## [What is required]
Reproduce the data below in full and exclude every picture.

-- BEGIN Material --

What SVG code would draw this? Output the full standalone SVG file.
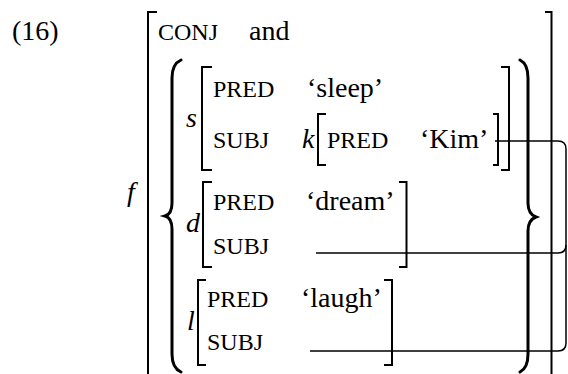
<svg xmlns="http://www.w3.org/2000/svg" width="568" height="374" viewBox="0 0 568 374">
<style>
.t{font-family:"Liberation Serif","Times New Roman",serif;font-size:28px;fill:#000}
.sc{font-family:"Liberation Serif","Times New Roman",serif;font-size:24px;fill:#000}
.it{font-family:"Liberation Serif","Times New Roman",serif;font-size:28px;font-style:italic;fill:#000}
.br{fill:none;stroke:#000;stroke-width:2}
.bc{fill:none;stroke:#000;stroke-width:3;stroke-linecap:round}
.cn{fill:none;stroke:#000;stroke-width:1.5}
</style>
<rect width="568" height="374" fill="#fff"/>
<text class="t" x="12" y="40">(16)</text>
<g id="f">
  <text class="it" x="127" y="201">f</text>
  <path class="br" d="M157,12 H148 V374"/>
  <path class="br" d="M545,12 H551.5 V374"/>
  <text class="sc" x="158" y="40">CONJ</text>
  <text class="t" x="249" y="40">and</text>
</g>
<g id="set">
  <path class="bc" d="M181,60 Q172,64 172,78 L172,203 Q172,214 165,216 Q172,218 172,229 L172,354 Q172,368 181,372"/>
  <path class="bc" d="M520,60 Q528,64 528,78 L528,203 Q528,214 536,217 Q528,220 528,231 L528,354 Q528,368 520,372"/>
</g>
<g id="s">
  <text class="it" x="186" y="127">s</text>
  <path class="br" d="M212,67 H202 V170 H212"/>
  <path class="br" d="M501,67 H509 V170 H501"/>
  <text class="sc" x="213" y="97">PRED</text>
  <text class="t" x="307" y="97">‘sleep’</text>
  <text class="sc" x="213" y="148">SUBJ</text>
</g>
<g id="k">
  <text class="it" x="302" y="148">k</text>
  <path class="br" d="M326,114 H318 V165 H326"/>
  <path class="br" d="M493,114 H498 V165 H493"/>
  <text class="sc" x="327" y="148">PRED</text>
  <text class="t" x="420" y="148">‘Kim’</text>
</g>
<g id="d">
  <text class="it" x="186" y="232">d</text>
  <path class="br" d="M212,182 H203 V267 H212"/>
  <path class="br" d="M399,182 H406.5 V267 H399"/>
  <text class="sc" x="213" y="210">PRED</text>
  <text class="t" x="306" y="210">‘dream’</text>
  <text class="sc" x="213" y="254">SUBJ</text>
</g>
<g id="l">
  <text class="it" x="187" y="330">l</text>
  <path class="br" d="M206,280 H198 V365 H206"/>
  <path class="br" d="M384,280 H392 V365 H384"/>
  <text class="sc" x="207" y="307">PRED</text>
  <text class="t" x="301" y="307">‘laugh’</text>
  <text class="sc" x="207" y="350">SUBJ</text>
</g>
<g id="connectors">
  <path class="cn" d="M495,141 H558 Q566,141 566,149 V343 Q566,351 558,351 H310"/>
  <path class="cn" d="M316,253 H558 Q566,253 566,245"/>
</g>
</svg>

-- END Material --

## [Exercise response]
What SVG code would draw this? Output the full standalone SVG file.
<svg xmlns="http://www.w3.org/2000/svg" width="568" height="374" viewBox="0 0 568 374">
<style>
.t{font-family:"Liberation Serif","Times New Roman",serif;font-size:28px;fill:#000}
.sc{font-family:"Liberation Serif","Times New Roman",serif;font-size:24px;fill:#000}
.it{font-family:"Liberation Serif","Times New Roman",serif;font-size:28px;font-style:italic;fill:#000}
.br{fill:none;stroke:#000;stroke-width:2}
.bc{fill:none;stroke:#000;stroke-width:3;stroke-linecap:round}
.cn{fill:none;stroke:#000;stroke-width:1.5}
</style>
<rect width="568" height="374" fill="#fff"/>
<text class="t" x="12" y="40">(16)</text>
<g id="f">
  <text class="it" x="127" y="201">f</text>
  <path class="br" d="M157,12 H148 V374"/>
  <path class="br" d="M545,12 H551.5 V374"/>
  <text class="sc" x="158" y="40">CONJ</text>
  <text class="t" x="249" y="40">and</text>
</g>
<g id="set">
  <path class="bc" d="M181,60 Q172,64 172,78 L172,203 Q172,214 165,216 Q172,218 172,229 L172,354 Q172,368 181,372"/>
  <path class="bc" d="M520,60 Q528,64 528,78 L528,203 Q528,214 536,217 Q528,220 528,231 L528,354 Q528,368 520,372"/>
</g>
<g id="s">
  <text class="it" x="186" y="127">s</text>
  <path class="br" d="M212,67 H202 V170 H212"/>
  <path class="br" d="M501,67 H509 V170 H501"/>
  <text class="sc" x="213" y="97">PRED</text>
  <text class="t" x="307" y="97">‘sleep’</text>
  <text class="sc" x="213" y="148">SUBJ</text>
</g>
<g id="k">
  <text class="it" x="302" y="148">k</text>
  <path class="br" d="M326,114 H318 V165 H326"/>
  <path class="br" d="M493,114 H498 V165 H493"/>
  <text class="sc" x="327" y="148">PRED</text>
  <text class="t" x="420" y="148">‘Kim’</text>
</g>
<g id="d">
  <text class="it" x="186" y="232">d</text>
  <path class="br" d="M212,182 H203 V267 H212"/>
  <path class="br" d="M399,182 H406.5 V267 H399"/>
  <text class="sc" x="213" y="210">PRED</text>
  <text class="t" x="306" y="210">‘dream’</text>
  <text class="sc" x="213" y="254">SUBJ</text>
</g>
<g id="l">
  <text class="it" x="187" y="330">l</text>
  <path class="br" d="M206,280 H198 V365 H206"/>
  <path class="br" d="M384,280 H392 V365 H384"/>
  <text class="sc" x="207" y="307">PRED</text>
  <text class="t" x="301" y="307">‘laugh’</text>
  <text class="sc" x="207" y="350">SUBJ</text>
</g>
<g id="connectors">
  <path class="cn" d="M495,141 H558 Q566,141 566,149 V343 Q566,351 558,351 H310"/>
  <path class="cn" d="M316,253 H558 Q566,253 566,245"/>
</g>
</svg>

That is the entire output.